Inflation Is Back, Part 9: Two Sentences Say It All
The comments below are an edited and abridged synopsis of an article by John Rubino
Tight labor markets are redressing some of the imbalance between employers and employees, while pulling formerly marginalized people into the mainstream economy.
The trick is to maintain this kind of an environment once it’s achieved. But labour shortages lead to higher wages, which are a form of inflation. The monetary authorities have no trouble ignoring epic increases in stock, bond and real estate prices because those aren’t included in the cost of living. So the rich have gotten richer while at the end, as the pool of available workers dries up, workers start to get a (slightly) bigger piece of the pie. Which then spooks the government into raising interest rates to choke off the inflation.
So that’s what’s coming.
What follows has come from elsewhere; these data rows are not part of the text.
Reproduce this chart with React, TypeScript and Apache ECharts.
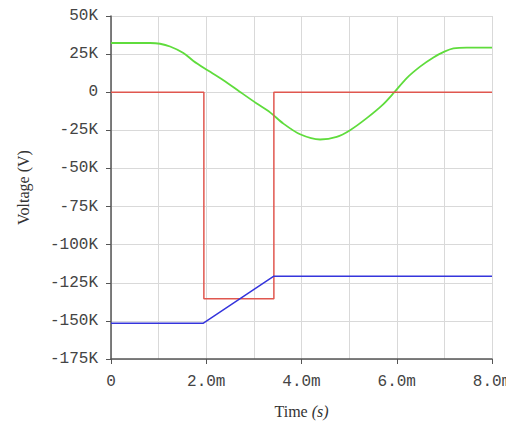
import React, { useEffect, useRef } from "react";
import * as echarts from "echarts";

// Time in ms, voltage in K (kV)
const greenTime = [0, 0.82, 1.03, 1.24, 1.52, 1.73, 1.97, 2.36, 2.71, 3.06, 3.34, 3.62, 3.97, 4.39, 4.74, 5.02, 5.37, 5.72, 5.95, 6.21, 6.49, 6.77, 7.0, 7.19, 7.47, 8.0];
const greenVolt = [32.3, 32.3, 31.8, 30.0, 25.8, 20.5, 15.5, 7.9, 0.2, -7.4, -13.2, -20.6, -27.6, -31, -29.3, -24.9, -17.0, -7.8, 0, 9.3, 16.8, 22.8, 26.6, 28.7, 29.3, 29.3];
const redTime = [0, 1.95, 1.95, 3.42, 3.42, 8.0];
const redVolt = [0, 0, -135.5, -135.5, 0, 0];
const blueTime = [0, 1.94, 3.42, 8.0];
const blueVolt = [-151.5, -151.5, -120.7, -120.7];

const zip = (a: number[], b: number[]) => a.map((t, i) => [t, b[i]]);

export default function App() {
  const ref = useRef<HTMLDivElement>(null);
  useEffect(() => {
    document.body.style.margin = "0";
    document.body.style.overflow = "hidden";
    document.documentElement.style.overflow = "hidden";
    const chart = echarts.init(ref.current!, null, { renderer: "svg" });
    const gridColor = "#d9d9d9";
    const axisColor = "#555";
    const mono = "'Liberation Mono', monospace";
    const serif = "'Liberation Serif', serif";
    chart.setOption({
      animation: false,
      backgroundColor: "#fff",
      grid: { left: 111, right: 14, top: 16, bottom: 65, containLabel: false, outerBoundsMode: "none" },
      xAxis: {
        type: "value",
        min: 0,
        max: 8,
        interval: 2,
        name: "Time {i|(s)}",
        nameLocation: "middle",
        nameGap: 44,
        nameTextStyle: {
          fontFamily: serif,
          fontSize: 16,
          color: "#333",
          rich: {
            i: { fontFamily: serif, fontSize: 16, color: "#333", fontStyle: "italic" },
          },
        },
        axisLine: { show: true, onZero: false, lineStyle: { color: axisColor, width: 1.5 } },
        axisTick: { show: true, inside: false, length: 5, lineStyle: { color: axisColor } },
        axisLabel: {
          fontFamily: mono,
          fontSize: 16,
          color: "#444",
          margin: 15,
          formatter: (v: number) => (v === 0 ? "0" : v.toFixed(1) + "m"),
        },
        splitLine: { show: true, lineStyle: { color: gridColor, width: 1 } },
        minorTick: { show: false, splitNumber: 2 },
        minorSplitLine: { show: true, lineStyle: { color: gridColor, width: 1 } },
      },
      yAxis: {
        type: "value",
        min: -175,
        max: 50,
        interval: 25,
        name: "Voltage (V)",
        nameLocation: "middle",
        nameGap: 80,
        nameRotate: 90,
        nameTextStyle: { fontFamily: serif, fontSize: 16, color: "#333" },
        axisLine: { show: true, onZero: false, lineStyle: { color: axisColor, width: 1.5 } },
        axisTick: { show: true, inside: false, length: 5, lineStyle: { color: axisColor } },
        axisLabel: {
          fontFamily: mono,
          fontSize: 16,
          color: "#444",
          margin: 13,
          formatter: (v: number) => (v === 0 ? "0" : v + "K"),
        },
        splitLine: { show: true, lineStyle: { color: gridColor, width: 1 } },
      },
      series: [
        {
          type: "line",
          data: zip(greenTime, greenVolt),
          smooth: 0.3,
          showSymbol: false,
          lineStyle: { color: "#5fdc3c", width: 1.8 },
        },
        {
          type: "line",
          data: zip(redTime, redVolt),
          showSymbol: false,
          lineStyle: { color: "#e0574f", width: 1.5 },
        },
        {
          type: "line",
          data: zip(blueTime, blueVolt),
          showSymbol: false,
          lineStyle: { color: "#3535dc", width: 1.5 },
        },
      ],
    });
    return () => chart.dispose();
  }, []);
  return <div ref={ref} style={{ width: 506, height: 424 }} />;
}
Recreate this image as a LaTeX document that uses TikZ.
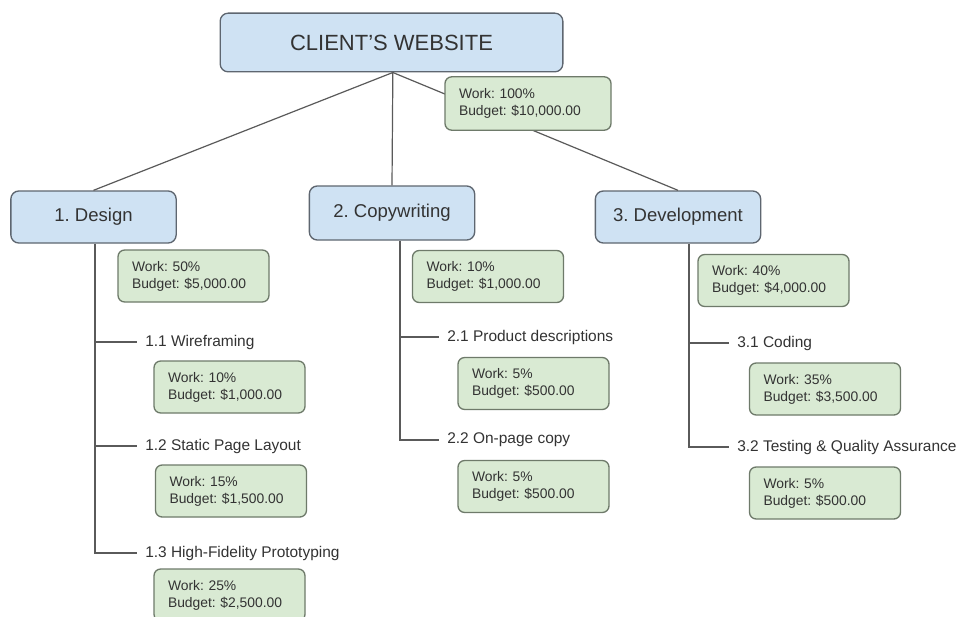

And the sense in Washington is that higher interest rates and tighter credit terms are now necessary.
It’s like this because of debt. The more we borrow, the bigger the financial bubbles and the deeper the downturns, and the longer each recovery has to run before wages start to rise. So the rich enjoy long increases in property values and stocks, while their workers get a couple of decent years at best before things fall apart.
The solution for ever-rising debt is sound money that limits the ability of government to engineer credit bubbles. That’s also coming, as the dysfunction of the current system becomes apparent to a critical mass of people.
Get ready for terms like ‘currency reset’ and ‘gold hits new record’ to start generating headlines.